The Universal Credit, which wasn't specified in the Conservative manifesto, is Duncan Smith's compulsion.  Essentially, it aims to roll up six tax credits or benefits (or parts of them) into one single payment which will improve incentives to work.  A pathfinder begins in the spring and the project goes live in the autumn. The Work and Pensions Secretary has concentrated his efforts on making it work, and this has been part of the plan for the start.  Chris Grayling, on appointment as Employment Minister, was told by Cameron that he would effectively co-run the department.

This devolution of responsibility has helped made the department a pleasant place to work.  Grayling was given full rein to run the Work Programme - which is not without its problems - and was eventually promoted to the Cabinet.  I hear bracing tales of how pleasant Duncan Smith is to work for, how his "door is always open", and how, unlike some other Secretaries of State, he doesn't try to grab all the good news for himself and palm all the bad news off on others.  True, he can go on a bit - but nothing new there, as I remember from working with him myself.
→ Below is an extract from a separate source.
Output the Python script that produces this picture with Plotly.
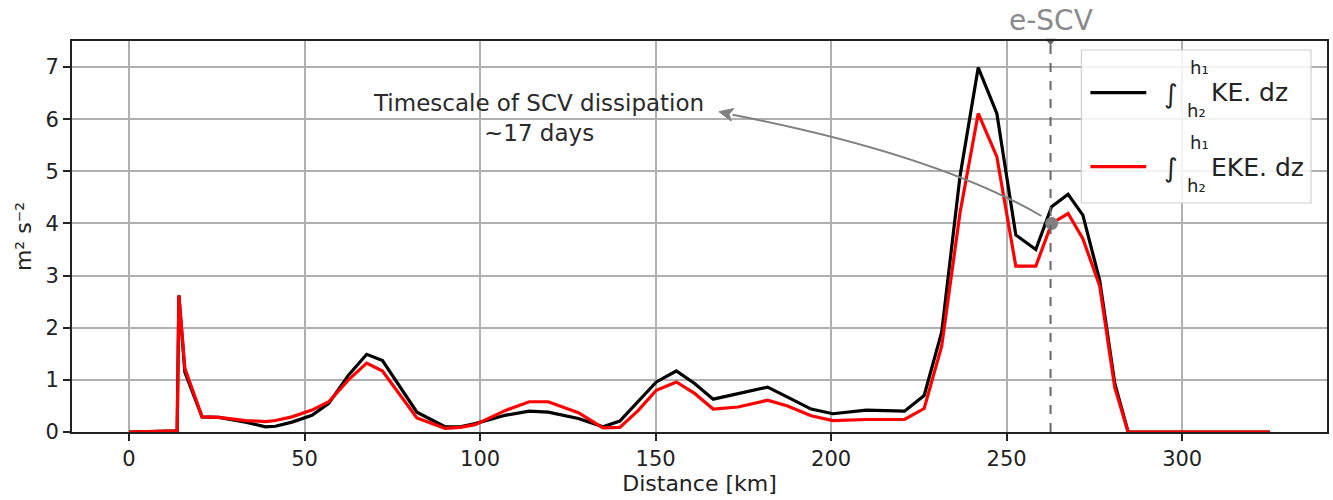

And, oddly enough, the man whose roots are in the party's right runs what is probably the most Coalition-friendly department in government.  He shares a Christian faith with Steve Webb, the Liberal Democrat pensions minister - and in any event Webb's ideal of a more simple, less mean-testing reliant pensions system fits harmoniously with the Tory view.  Duncan Smith brings other pluses with him.  While he is not exactly a loyalist, he hasn't caused trouble for Cameron over, say, the EU or same-sex marriage.
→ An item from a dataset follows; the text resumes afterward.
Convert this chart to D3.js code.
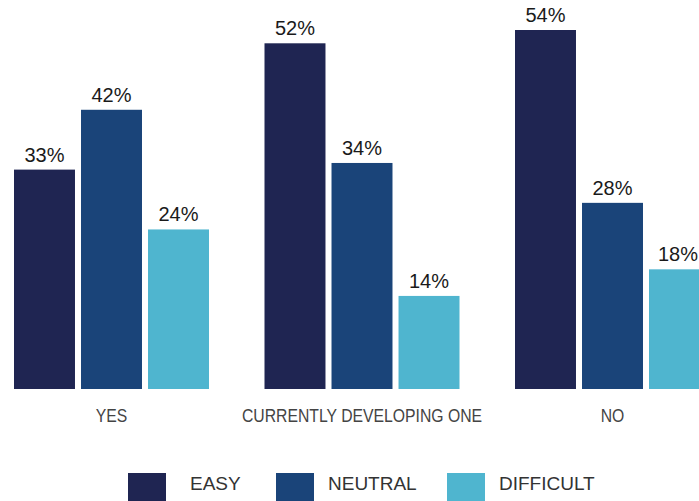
<!DOCTYPE html>
<html>
<head>
<meta charset="utf-8">
<script src="https://cdn.jsdelivr.net/npm/d3@7/dist/d3.min.js"></script>
<style>
  html, body { margin: 0; padding: 0; background: #ffffff; }
  svg { display: block; }
</style>
</head>
<body>
<div id="chart"></div>
<script>
// Answers grouped by category, one bar per difficulty rating
const categories = ["YES", "CURRENTLY DEVELOPING ONE", "NO"];
const seriesNames = ["EASY", "NEUTRAL", "DIFFICULT"];
const easyValues = [33, 52, 54];
const neutralValues = [42, 34, 28];
const difficultValues = [24, 14, 18];
const seriesColors = ["#1f2552", "#1a4479", "#4fb5cf"];

const seriesValues = [easyValues, neutralValues, difficultValues];
const rows = categories.map((c, i) => ({
  category: c,
  values: seriesNames.map((s, j) => ({ series: s, value: seriesValues[j][i] }))
}));

const width = 699, height = 501;
const baseY = 389, topY = 30;

const svg = d3.select("#chart").append("svg")
  .attr("width", width)
  .attr("height", height);

// Group scale: three bands 195px wide, 250.5px apart, first starting at x=14
const groupStep = 250.5, groupWidth = 195;
const pIn = (groupStep - groupWidth) / groupStep;
const startX = 14 - groupStep * pIn / 2;
const x0 = d3.scaleBand()
  .domain(categories)
  .range([startX, startX + groupStep * categories.length])
  .paddingInner(pIn)
  .paddingOuter(pIn / 2);

const x1 = d3.scaleBand()
  .domain(seriesNames)
  .range([0, x0.bandwidth()])
  .paddingInner(0.09)
  .paddingOuter(0);

const y = d3.scaleLinear()
  .domain([0, 54])
  .range([baseY, topY]);

const color = d3.scaleOrdinal().domain(seriesNames).range(seriesColors);

const groups = svg.append("g").selectAll("g")
  .data(rows)
  .join("g")
  .attr("transform", d => `translate(${x0(d.category)},0)`);

groups.selectAll("rect")
  .data(d => d.values)
  .join("rect")
  .attr("x", d => x1(d.series))
  .attr("y", d => y(d.value))
  .attr("width", x1.bandwidth())
  .attr("height", d => y(0) - y(d.value))
  .attr("fill", d => color(d.series));

groups.selectAll("text.value")
  .data(d => d.values)
  .join("text")
  .attr("class", "value")
  .attr("x", d => x1(d.series) + x1.bandwidth() / 2)
  .attr("y", d => y(d.value) - 8)
  .attr("text-anchor", "middle")
  .attr("font-family", "'Liberation Sans', Arial, sans-serif")
  .attr("font-size", 20)
  .attr("fill", "#1a1a1a")
  .text(d => d.value + "%")
  .each(function (d) {
    // keep labels inside the right edge of the canvas
    const g = this.parentNode.transform.baseVal.consolidate();
    const gx = g ? g.matrix.e : 0;
    const cx = +this.getAttribute("x");
    const w = this.getComputedTextLength();
    const over = gx + cx + w / 2 - (width - 1);
    if (over > 0) this.setAttribute("x", cx - over);
  });

// Category axis (labels only, no line or ticks), drawn in a narrow face
const xAxis = svg.append("g")
  .attr("transform", `translate(0,${baseY})`)
  .call(d3.axisBottom(x0).tickSize(0).tickPadding(33));
xAxis.select(".domain").remove();
xAxis.selectAll("text")
  .attr("dy", null)
  .attr("y", 33)
  .attr("transform", "scale(0.83,1)")
  .attr("font-family", "'Liberation Sans', Arial, sans-serif")
  .attr("font-size", 19)
  .attr("fill", "#444444");

// Legend
const legendSwatchX = [128, 276, 447];
const legendTextX = [190, 328, 499];
const legend = svg.append("g").selectAll("g")
  .data(seriesNames)
  .join("g");
legend.append("rect")
  .attr("x", (d, i) => legendSwatchX[i])
  .attr("y", 473)
  .attr("width", 38)
  .attr("height", 28)
  .attr("fill", d => color(d));
legend.append("text")
  .attr("x", (d, i) => legendTextX[i])
  .attr("y", 490)
  .attr("font-family", "'Liberation Sans', Arial, sans-serif")
  .attr("font-size", 19)
  .attr("fill", "#333333")
  .text(d => d);
</script>
</body>
</html>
In the latter case, he seems to believe that same sex marriage is a price worth paying for marriage tax breaks - the grand bargain championed by my colleague (and his former one) Tim Montgomerie. But there is more to his new equanimity than that.  "I never get demoralised these days," he said recently.  "After all, I've been leader of the Conservative Party".  He meant it.  Duncan Smith has journeyed into the Valley of the Shadow of Death and returned.  He is in that blessed state whereby no political sorrow can touch him further.

The Work and Pensions Secretary thus has an understanding born from experience of the trials of being party leader which makes him more kindly disposed to Cameron.  No wonder that, with Hague and Ken Clarke, he is one of the team of seven Tory big hitters who advise the Prime Minister and part-fill the function that Cabinet used to.  But there is a further reason why, unlike his friend Owen Paterson, this former Maastricht rebel hasn't pushed the boat out on the E.U, and it takes me back to where I started: to the Universal Credit.

What brought Duncan Smith back from the land of the political dead was his passion for social justice - an aspect of his leadership which may have been forgotten by others but certainly isn't by him.  His journey from exile through the Centre for Social Justice is too well-known to re-tell, but it has won him respect from across the political spectrum, and beyond it.  Labour has always tried to de-legitimise its opponents but, even in this post-banking crisis world, Duncan Smith's moral standing remains somehow unassailable.  Interviewers treat him with respect.

This explains why Cameron, as he had hinted before the 2010 election, bought Duncan Smith back into government.  There have been some spiky moments since with the Treasury over welfare savings, and the Work and Pensions Secretary, who sees the benefits freeze as regrettable necessity, is cool about the Grant Shapps-led attempt to frame it is strivers versus scroungers.  Cameron and George wanted to move Duncan Smith to justice in the last reshuffle, partly as a way of reassuring the right over falling prison numbers.

But he is still at Work and Pensions and the Univeral Credit is on its way.  After a spell on the Opposition front bench shadowing tax credits and an inquiry on a Select Committee into the Child Support Agency, I'm incapable of optimisim about projects that rely on real time reporting and government computer programmes.  I hope I am wrong.  I admire Duncan Smith very much.  He is taking the fight to Labour on tax credits.  This latter-day Wilberforce has been grafting away at the problem of poverty for so long as to grasp the detail.

Then again, of course, Wilberforce wasn't relying on a government computer programme to help abolish the slave trade.